Но за кого? о други, возгоря…
Увы… Ура! наш царь! «наш круг… редеет;
Кто в гробе спит, кто, дальний, сиротеет;
Судьба глядит…»
Страданье, мрак, мечта,
Мысль, ревность лиры, мщенья красота —
«Всё в жертву памяти» – изгнанье, славы блеск… —
Всё той же воспаленной девы…
«Мне скучно, бес».
«Что делать…»
2. Перед 14 декабря (не ранее 7 ноября) [3]
Фауст: Всё утопить.
Мефистофиль: Сейчас.
3. Памятник
III. Заяц и мировая дорога Ученый вариант 1
1
Знаменитая история о том, как Пушкин совсем было собрался из Михайловского в Петербург накануне декабрьского восстания, но повернул обратно, потому что ему перебежал дорогу заяц, правомерно существует в виде анекдота, не обременяя биографию поэта. Исследователя занимает больше тот факт, что, повернув, поэт в присест написал «Графа Нулина». Между тем следопыт, распутывая след этого осторожного басенного «зверка», неизбежно обнаружит, что он непрерывен, что в конце его «обязательно окажется заяц» (Ахмадулина). Обнаружит хотя бы то, что «Граф Нулин» начинается пышными сборами на охоту и заканчивается затравленным русаком.
Есть вещи, которые про Пушкина рассказывали, есть, которые он сам рассказывал.
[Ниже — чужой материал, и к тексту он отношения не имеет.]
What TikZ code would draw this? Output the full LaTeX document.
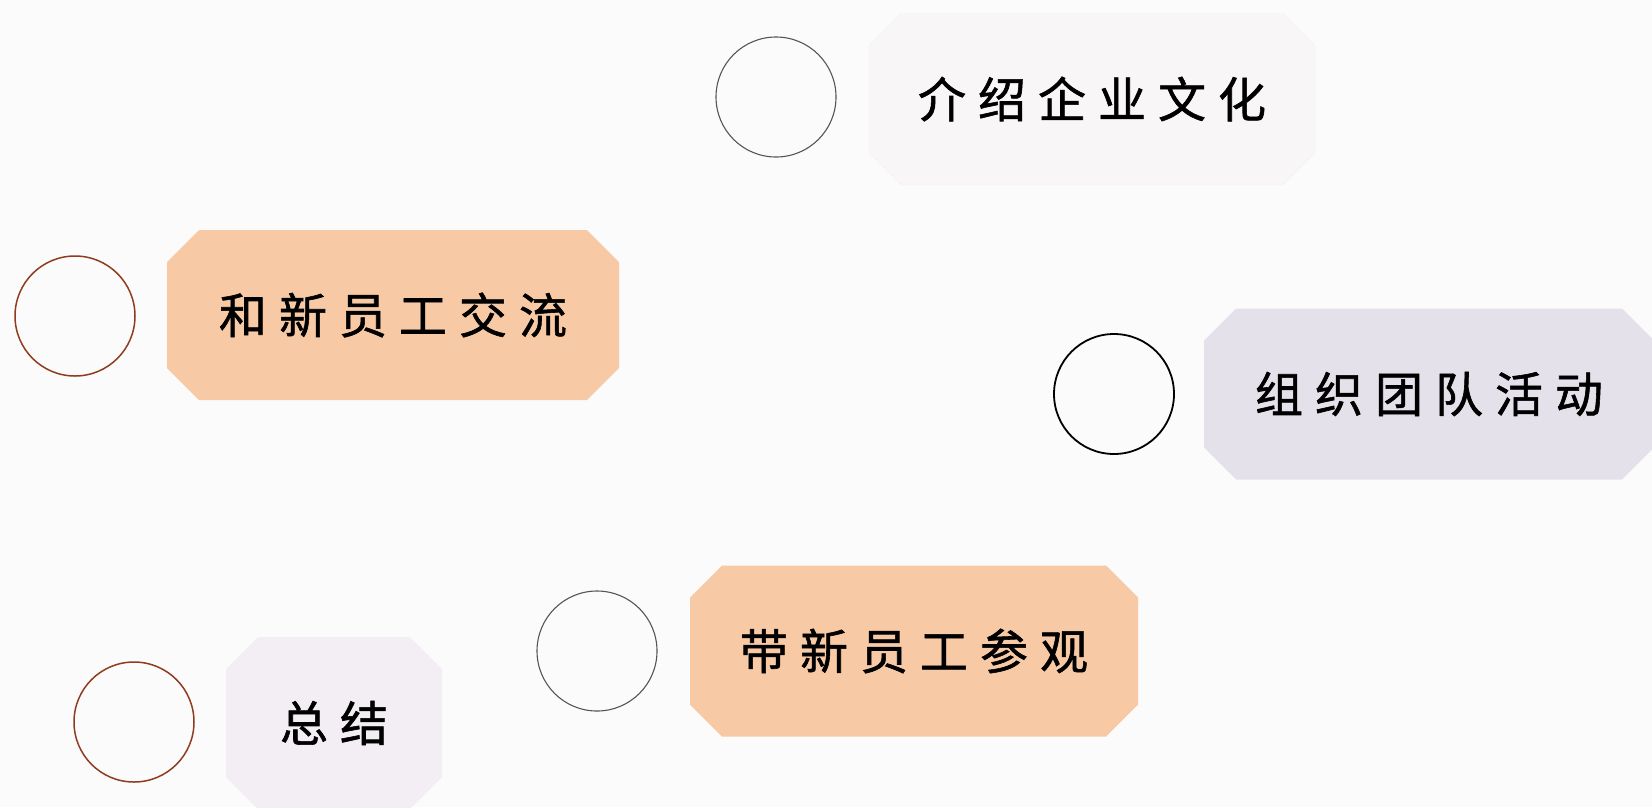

Здесь как раз неоспоримо свидетельство самого Пушкина. Никому, кроме него, известно не было, что заяц перебежал дорогу. Разве что самому зайцу. Пушкин рассказывал эту историю неоднократно и разным лицам. С.А. Соболевский приводит и конечные слова его: «А вот каковы были бы последствия моей поездки. Я рассчитывал приехать в Петербург поздно вечером, чтобы не огласился слишком скоро мой приезд, и, следовательно, попал бы к Рылееву прямо на совещание 13 декабря. Меня приняли бы с восторгом: вероятно, я забыл бы о Вейсгаупте, попал бы с прочими на Сенатскую площадь и не сидел бы теперь с вами, мои милые!»
Что значит «с вами, мои милые»? Не прямое ли и к нам обращение? То есть мы бы теперь не читали всего писанного им за одиннадцать последующих лет. Невозможная эта перспектива отчетливо (и письменно на этот раз, а не устно) обрисована самим Пушкиным, уже за год до восстания прозревавшим ее… «Когда б я был царь, то позвал бы Александра Пушкина и сказал ему: „Александр Сергеевич, вы прекрасно сочиняете стихи“. Пушкин поклонился бы мне с некоторым скромным замешательством…» Разговор этот, столь счастливо начавшийся, кончается, однако, плохо: «Тут бы Пушкин разгорячился и наговорил мне много лишнего, я бы рассердился и сослал его в Сибирь, где бы он написал поэму „Ермак“ или „Кочум“ разнообразным размером с рифмами».